Among the numerous crustaceans found in our waters, crabs, shrimps and lobsters are top choices for native dishes cooked Bicol (our province) style. There are more than a hundred and one ways we cook these dishes. And boy, they are all mouth- watering delicacies found only in this part of the world.
The main ingredients that go with Bicol seafood dishes are coconut milk, sweet potato tops and spinach leaves, veggies of your choice, spices like onions, garlic and of course hot chili peppers.
The Bicol region is known for their spicy dishes, quite similar to Thai food I would say. Cooking is simple, quick and without too much frills. Just serve it hot and voila, you have a dish you will want every time.
Here is how I cook my favorite crab dish:
1) Using an ice pick, I pierce the center mass of a freshly caught crab to “dispatch” it ( please refer to my photo above).
2) Wash it well then boil the crab(s) in coconut milk mixed with crushed garlic and a bit of salt and wait until the crab turns red in color.
3) Add coconut cream, thinly sliced onions, salt and chili pepper with washed spinach leaves or any leafy veggies you like. Then cook over a fire or stove.
Another way I cook it is by:
1) Steaming the crab, lobster or shrimp.
2) Boil unripe and chopped jackfruit (papaya or any veggie fruit will do) in coconut milk with crushed garlic until cooked.
3) Then add the steamed crustacean, coconut cream with thinly sliced onions and peppers. Add salt to taste. Turn off the stove after a few minutes (Don’t forget lest you end up with a grilled or over-cooked dish! LOL).
Serve with steaming plain rice and cold drinks!

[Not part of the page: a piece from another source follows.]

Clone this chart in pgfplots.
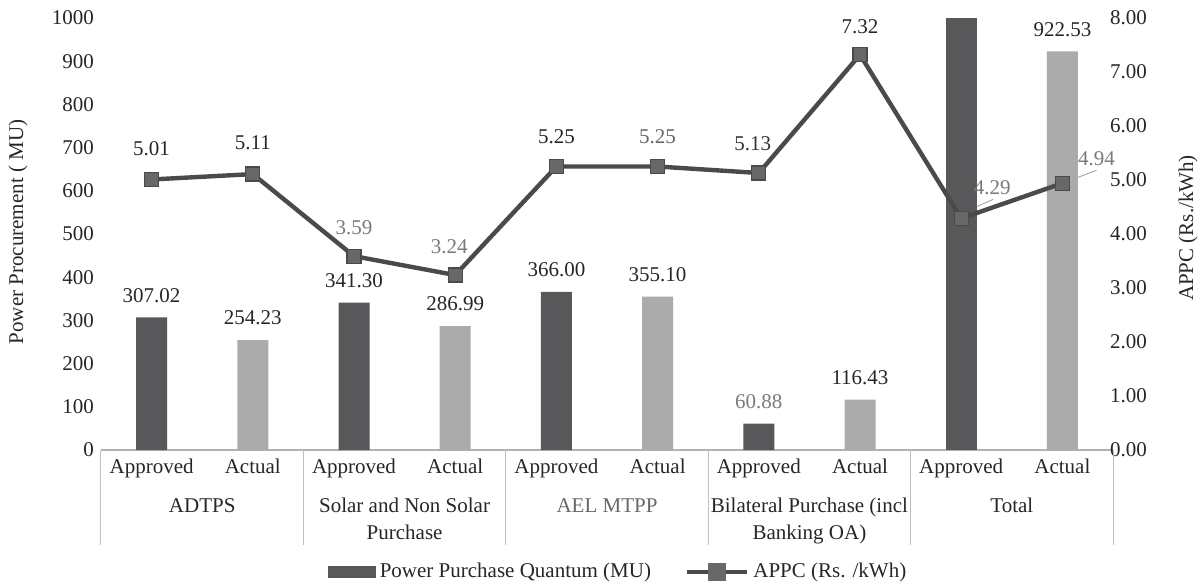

By the way, we have a unique and rare crustacean called “kupapa” or the Slipper Lobster here in Sorsogon. It looks like a regular lobster but it is clawless, clumsy and slow. In Israel they call it “the sea cricket”. It is normally cooked split and grilled with melted butter. Being an endangered specie, catching this lobster is prohibited in Israel and Italy. This big and fatter crustacean is known only to divers and adventurous gourmands. In other words, it is a super rare delicacy. And what’s more, its sweet meat is super duper delicious. I had the privelege of eating this lobster only once. And boy! this is one of a kind delicacy I will never forget. It is very expensive and sought after in foreign restaurants by gourmets. And you know what? I had mine for FREE! I hope I stirred up your gastronomic appetite guys! If you can find one, let’s drink to that!